Later that year, an incident during Game 3 of the World Series against the New York Giants provided Rizzuto with an enemy he could fulminate about for the rest of his life.
With one out in the fifth inning, the Giants’ Eddie Stanky drew a walk against the Yankees’ pitcher, Vic Raschi. The next batter was Alvin Dark, and the Yankees intercepted a hit-and-run sign to him. Berra, the catcher, signaled a pitchout, and his throw to Rizzuto at second base beat Stanky by 10 feet. But as Rizzuto waited with the ball in his glove, Stanky slid and kicked the ball into center field with his right foot. He ran to third. Rizzuto was charged with an error, and the Giants scored five unearned runs.
“I was nonchalanting it,” Rizzuto admitted sheepishly. “I was looking at the TV camera.”
Rizzuto was shocked when the Yankees released him in 1956 to sign the outfielder Enos Slaughter. But he soon accepted a job in the Yankee radio and TV booth with Mel Allen and Red Barber, two towering figures in sportscasting. “You’ll never last,” Howard Cosell, then a radio sportscaster, told him. “You look like George Burns and you sound like Groucho Marx.”
Three days into his new career, Rizzuto told his wife, Cora, that he wanted to quit — but he stayed, despite periodic threats to resign, until 1996. To those who heard him exclaim “Holy cow!” for a play (or a cannoli) that excited him, or chide a player as a “huckleberry” for committing an error, Rizzuto was a beloved, idiosyncratic voice despite his lack of professional credentials.
Rizzuto met Cora Ellenborg in 1942, after substituting for DiMaggio as a speaker at a communion breakfast in Newark. He had been invited to her home afterward for coffee and cake by her father, a Newark fire chief. “I fell in love so hard I didn’t go home,” Rizzuto recalled. He rented a hotel room nearby for a month to be near her.

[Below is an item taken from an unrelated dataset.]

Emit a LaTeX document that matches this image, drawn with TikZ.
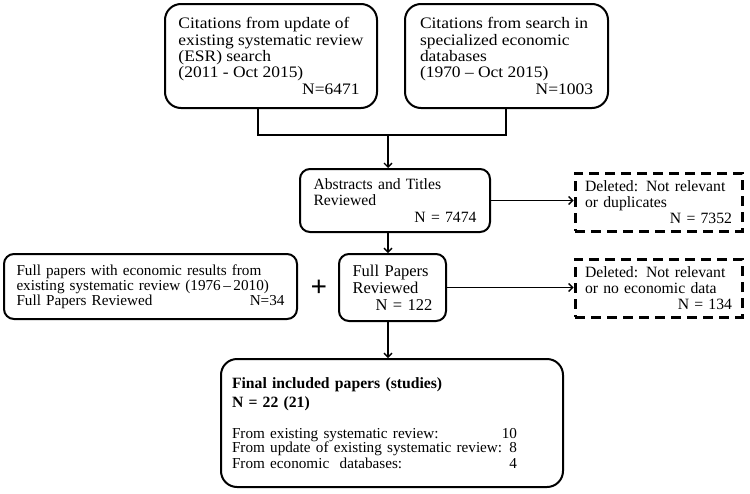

Mrs. Rizzuto survives him, as do their daughters, Patricia, Cynthia and Penny; a son, Phil Jr., and two grandchildren.
Over four decades in the Yankee announcing booth, he transformed himself from a conventional announcer with a distinctly New York voice into a comic presence whose broadcasts often diverged from actual game-calling.
The first thing he asked Mel Allen was whether he could use the phrase “Holy cow!” Years later, Harry Caray, another singular baseball announcer, asked Rizzuto to stop using the expression. Rizzuto refused, saying he had adopted it in high school at his baseball coach’s suggestion to replace profanity with cleaner words.
When the Yankees celebrated him with a day in his honor in 1985, retiring his uniform No. 10, the team presented him with a cow, which promptly stepped on his foot.
Rizzuto’s game commentary vied for time with anniversary wishes and confirmation congratulations. He never used the first names of his partners at WPIX-TV — they were “Coleman,” “Murcer,” “White,” “Messer,” “Seaver,” or “Cerone,” never Jerry, Bobby, Bill, Frank, Tom or Rick. Listeners heard about his wife (he called her “my bride”), an employment appeal for his son, Scooter Jr., reports about his golf game or exultations about a new Italian dish.
Rizzuto’s ramblings and pro-Yankee sentiments maddened detractors, who felt he paid too little attention to the game. But fans adored Rizzuto as they would a delightful uncle, and colleagues were fond of recalling his scorecard notation of “W.W.,” for “Wasn’t Watching.”
Rizzuto often left a game at Yankee Stadium before its conclusion to beat the traffic over the George Washington Bridge. As one game headed into extra innings, he asked Messer, “Want a cup of coffee?” Messer nodded. But Rizzuto was gone, to his home in New Jersey. As he entered the broadcast booth the next day, Rizzuto tapped Messer on the shoulder and said, “Here’s your coffee.”
Rizzuto’s playing credentials failed to get him elected to baseball’s Hall of Fame in Cooperstown, N.Y., for many years. “I’ll take any way to get in,” he joked. “If they want a batboy, I’ll go in as a batboy.”
But in 1994, he was voted in by the Hall’s Veterans Committee, which reconsiders candidates rejected by writers. Friends like Yogi Berra, Bill White and Pee Wee Reese sat on the committee.
Rizzuto resigned from Channel 11 abruptly in August 1995, distraught that he had remained to broadcast a game at Fenway Park rather than join former teammates at Mickey Mantle’s funeral in Dallas. Watching the services on television from the booth, he said: “I took it hard and knew I made a big mistake. I got more upset as the game went on and left in the fifth. They tried to drag me back, but I wouldn’t.”
But he returned in 1996 for a final season, persuaded by fans, Mantle’s sons and George M. Steinbrenner III, the principal owner of the Yankees.
Through his final season, Rizzuto remained true to his style. Discussing a late-night rerun of “Seinfeld,” he called it “the first time since my honeymoon that I’ve gone to sleep with a smile on my face.” At his Hall of Fame induction, he explained the anatomical roots for his brand of commentary.“My bride again told me that the reason I got in so much trouble: ‘When you get a thought, it’s supposed to travel through your brain. You got a little trap door back here and then you say, “Should I or shouldn’t I?” O.K., and you drop the thing.’
“She says my trap door is open constantly, so whatever I say could come out before I can think about it.”